Written exercise
Print nothing but the lines from the start of the listing below through the line that contains "Chart.register(...registerables);". Do not include the pictures.
◆ ◆ ◆ ◆
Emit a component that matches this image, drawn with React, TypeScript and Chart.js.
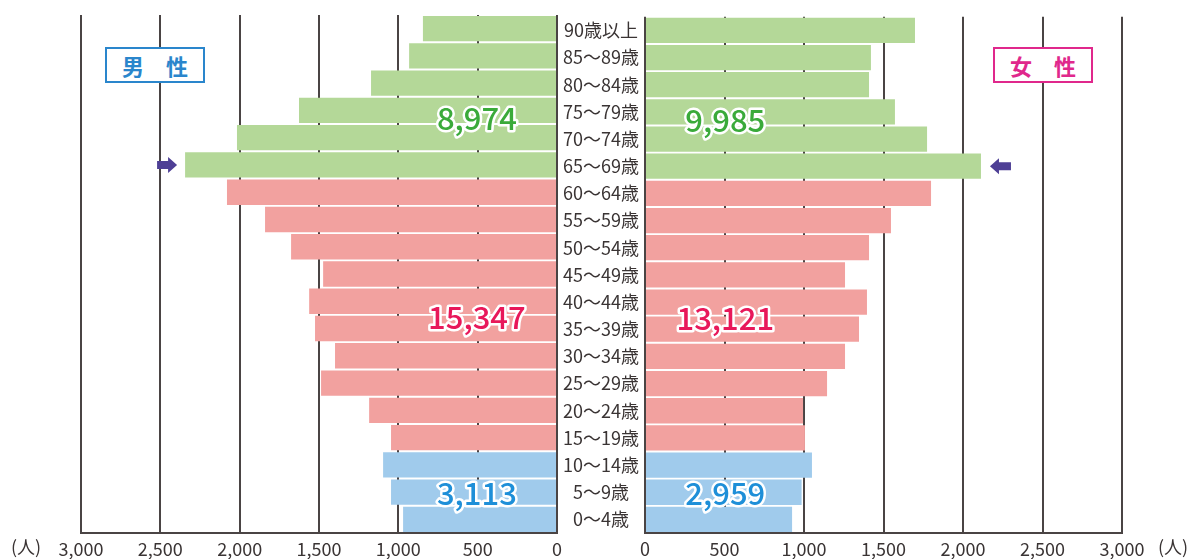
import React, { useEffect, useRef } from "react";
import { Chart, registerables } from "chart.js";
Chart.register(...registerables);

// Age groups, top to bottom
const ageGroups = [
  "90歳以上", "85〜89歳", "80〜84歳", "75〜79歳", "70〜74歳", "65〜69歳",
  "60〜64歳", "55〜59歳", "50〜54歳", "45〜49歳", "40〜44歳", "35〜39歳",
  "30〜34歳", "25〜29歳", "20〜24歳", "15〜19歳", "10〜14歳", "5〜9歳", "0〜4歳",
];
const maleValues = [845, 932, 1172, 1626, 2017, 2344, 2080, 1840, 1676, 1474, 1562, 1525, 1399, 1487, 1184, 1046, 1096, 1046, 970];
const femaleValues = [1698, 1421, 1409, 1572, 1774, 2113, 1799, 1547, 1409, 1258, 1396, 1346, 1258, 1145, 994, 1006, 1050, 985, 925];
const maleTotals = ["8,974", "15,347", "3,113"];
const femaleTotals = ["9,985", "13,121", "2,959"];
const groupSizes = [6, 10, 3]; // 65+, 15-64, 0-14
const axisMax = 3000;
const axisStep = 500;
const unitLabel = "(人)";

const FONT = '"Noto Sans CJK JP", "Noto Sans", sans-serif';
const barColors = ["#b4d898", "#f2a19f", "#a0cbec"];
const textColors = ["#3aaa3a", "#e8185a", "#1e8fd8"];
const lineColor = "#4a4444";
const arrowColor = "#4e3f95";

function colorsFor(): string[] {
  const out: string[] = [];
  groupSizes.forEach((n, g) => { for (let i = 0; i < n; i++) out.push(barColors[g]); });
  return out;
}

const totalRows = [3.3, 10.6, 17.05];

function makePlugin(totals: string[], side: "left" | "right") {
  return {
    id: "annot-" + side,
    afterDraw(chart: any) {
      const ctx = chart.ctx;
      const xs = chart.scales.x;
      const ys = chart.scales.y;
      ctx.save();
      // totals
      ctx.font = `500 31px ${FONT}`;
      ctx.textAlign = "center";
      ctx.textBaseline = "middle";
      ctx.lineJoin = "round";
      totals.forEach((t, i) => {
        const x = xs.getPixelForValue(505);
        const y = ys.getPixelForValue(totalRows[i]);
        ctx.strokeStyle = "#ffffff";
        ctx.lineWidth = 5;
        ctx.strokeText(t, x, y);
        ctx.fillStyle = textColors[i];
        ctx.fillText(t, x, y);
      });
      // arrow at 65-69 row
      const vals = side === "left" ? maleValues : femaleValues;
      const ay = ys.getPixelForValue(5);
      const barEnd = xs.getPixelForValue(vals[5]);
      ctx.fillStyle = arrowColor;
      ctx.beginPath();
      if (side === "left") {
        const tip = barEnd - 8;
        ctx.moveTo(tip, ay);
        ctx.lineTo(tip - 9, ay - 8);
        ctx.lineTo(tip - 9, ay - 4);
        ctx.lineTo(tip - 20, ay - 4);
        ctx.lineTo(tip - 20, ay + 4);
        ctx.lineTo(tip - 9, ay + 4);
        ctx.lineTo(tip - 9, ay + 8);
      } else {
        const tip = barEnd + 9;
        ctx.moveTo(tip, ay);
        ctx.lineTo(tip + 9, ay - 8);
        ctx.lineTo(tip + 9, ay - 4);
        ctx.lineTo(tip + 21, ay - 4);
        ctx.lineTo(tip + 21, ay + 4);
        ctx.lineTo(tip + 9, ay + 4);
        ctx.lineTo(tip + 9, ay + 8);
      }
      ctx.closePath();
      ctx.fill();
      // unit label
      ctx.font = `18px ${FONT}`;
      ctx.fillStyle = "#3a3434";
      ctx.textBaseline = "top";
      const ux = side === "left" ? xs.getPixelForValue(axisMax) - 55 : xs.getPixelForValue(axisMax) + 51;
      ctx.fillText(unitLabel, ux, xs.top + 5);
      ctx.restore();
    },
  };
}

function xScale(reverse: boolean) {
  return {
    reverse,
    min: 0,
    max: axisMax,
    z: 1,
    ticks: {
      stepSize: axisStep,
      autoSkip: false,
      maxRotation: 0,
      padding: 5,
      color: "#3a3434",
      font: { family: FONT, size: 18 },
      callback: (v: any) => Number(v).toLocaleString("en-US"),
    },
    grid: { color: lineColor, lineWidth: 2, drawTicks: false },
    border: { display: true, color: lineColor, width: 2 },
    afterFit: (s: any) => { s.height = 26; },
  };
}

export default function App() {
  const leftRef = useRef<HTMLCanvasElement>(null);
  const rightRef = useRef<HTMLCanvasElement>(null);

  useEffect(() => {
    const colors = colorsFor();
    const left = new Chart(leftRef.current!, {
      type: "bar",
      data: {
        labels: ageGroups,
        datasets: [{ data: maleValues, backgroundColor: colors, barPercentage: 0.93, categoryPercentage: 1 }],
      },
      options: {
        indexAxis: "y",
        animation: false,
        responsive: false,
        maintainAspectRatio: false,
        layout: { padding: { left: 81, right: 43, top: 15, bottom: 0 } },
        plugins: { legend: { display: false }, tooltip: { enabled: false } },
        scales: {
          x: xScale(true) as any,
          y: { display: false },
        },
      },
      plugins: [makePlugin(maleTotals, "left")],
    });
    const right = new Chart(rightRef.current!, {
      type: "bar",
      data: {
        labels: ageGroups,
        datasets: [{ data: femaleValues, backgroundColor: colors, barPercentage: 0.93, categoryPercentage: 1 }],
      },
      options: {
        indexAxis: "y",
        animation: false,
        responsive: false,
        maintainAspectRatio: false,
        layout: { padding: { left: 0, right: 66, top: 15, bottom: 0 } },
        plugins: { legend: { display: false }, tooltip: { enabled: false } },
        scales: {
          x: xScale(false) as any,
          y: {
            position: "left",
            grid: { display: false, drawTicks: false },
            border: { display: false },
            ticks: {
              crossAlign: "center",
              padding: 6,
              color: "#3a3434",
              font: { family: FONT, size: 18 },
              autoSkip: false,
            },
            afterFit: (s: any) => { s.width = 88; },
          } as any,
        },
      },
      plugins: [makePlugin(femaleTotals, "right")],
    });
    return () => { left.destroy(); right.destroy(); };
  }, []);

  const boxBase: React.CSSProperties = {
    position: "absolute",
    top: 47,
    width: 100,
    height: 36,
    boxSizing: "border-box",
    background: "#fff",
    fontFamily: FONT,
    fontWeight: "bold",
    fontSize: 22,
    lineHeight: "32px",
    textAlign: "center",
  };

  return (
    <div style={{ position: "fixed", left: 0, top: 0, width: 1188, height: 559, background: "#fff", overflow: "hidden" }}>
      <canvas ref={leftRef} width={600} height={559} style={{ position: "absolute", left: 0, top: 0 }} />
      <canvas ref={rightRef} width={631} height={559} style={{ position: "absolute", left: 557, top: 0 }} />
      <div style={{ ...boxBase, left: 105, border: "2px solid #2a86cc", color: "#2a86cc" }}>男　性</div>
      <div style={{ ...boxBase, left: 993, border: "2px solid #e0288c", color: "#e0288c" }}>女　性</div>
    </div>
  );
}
◆ ◆ ◆ ◆
Answer to this problem
Emit a component that matches this image, drawn with React, TypeScript and Chart.js.
import React, { useEffect, useRef } from "react";
import { Chart, registerables } from "chart.js";
Chart.register(...registerables);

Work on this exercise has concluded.